In the listing below, locate the lines that hold "this" and copy them.

INFORMATION SUPPLIED >>
* start *

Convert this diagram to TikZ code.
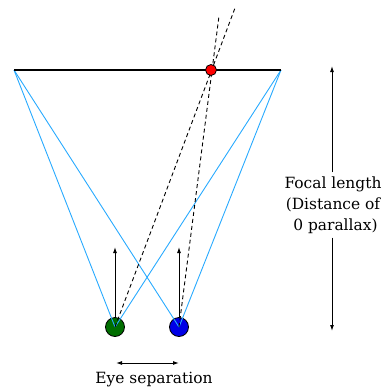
\documentclass[tikz,border=0pt]{standalone}
\usepackage{fontspec}
\setmainfont{DejaVu Serif}
\usetikzlibrary{arrows.meta}
\definecolor{raycol}{RGB}{40,170,255}
\definecolor{eyegreen}{RGB}{0,110,0}
\definecolor{eyeblue}{RGB}{0,0,230}
\begin{document}
\begin{tikzpicture}[x=1bp,y=-1bp,
  rayline/.style={draw=raycol, line width=0.9bp},
  sight/.style={black, line width=0.9bp, dash pattern=on 4bp off 3bp},
  arr/.style={black, line width=1bp, -{Latex[length=6bp,width=4bp]}},
  darr/.style={black, line width=1bp, {Latex[length=6bp,width=4bp]}-{Latex[length=6bp,width=4bp]}},
  lbl/.style={font=\fontsize{15.5}{21}\selectfont, align=center, inner sep=0pt}]
\useasboundingbox (0,0) rectangle (386,391);
\coordinate (L) at (14,70);
\coordinate (R) at (281,70);
\coordinate (P) at (211,70);
\coordinate (G) at (115,327);
\coordinate (B) at (179,327);
\coordinate (GT) at (235,8);
\coordinate (BT) at (219,16);
% eye up arrows
\coordinate (GA0) at (115,320); \coordinate (GA1) at (115,247);
\coordinate (BA0) at (179,320); \coordinate (BA1) at (179,247);
\draw[arr] (GA0) -- (GA1);
\draw[arr] (BA0) -- (BA1);
% eyes
\node[circle, draw=black, fill=eyegreen, line width=0.8bp, minimum size=19bp, inner sep=0pt] (ge) at (G) {};
\node[circle, draw=black, fill=eyeblue, line width=0.8bp, minimum size=19bp, inner sep=0pt] (be) at (B) {};
% rays
\draw[rayline] (L) -- (ge.center);
\draw[rayline] (L) -- (be.center);
\draw[rayline] (R) -- (ge.center);
\draw[rayline] (R) -- (be.center);
% sight lines
\draw[sight] (ge.center) -- (GT);
\draw[sight] (be.center) -- (BT);
% screen
\draw[black, line width=2.5bp] (L) -- (R);
\node[circle, draw=black, fill=red, line width=0.8bp, minimum size=11bp, inner sep=0pt] (pt) at (P) {};
% eye separation
\coordinate (S0) at (116,363); \coordinate (S1) at (179,363);
\draw[darr] (S0) -- (S1);
\node[lbl] (es) at (154,380) {Eye separation};
% focal length
\node[lbl] (fl) at (333,205) {Focal length\\(Distance of\\\ 0 parallax)};
\coordinate (F0) at (332,66); \coordinate (F1) at (332,331);
\draw[arr] (fl.north -| F0) ++(0,-4) -- (F0);
\draw[arr] (fl.south -| F1) ++(0,4) -- (F1);
\end{tikzpicture}
\end{document}
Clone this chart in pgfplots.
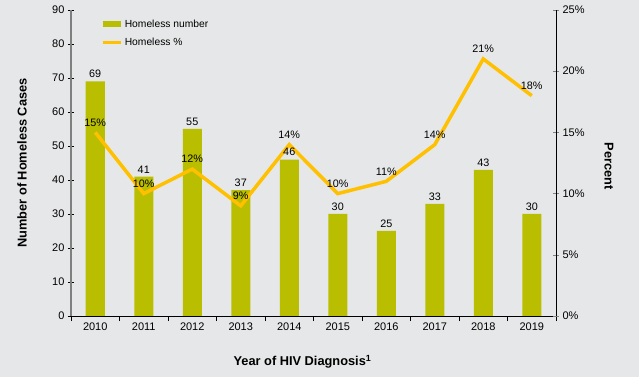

* end *

RESULT >>
Convert this diagram to TikZ code.
Clone this chart in pgfplots.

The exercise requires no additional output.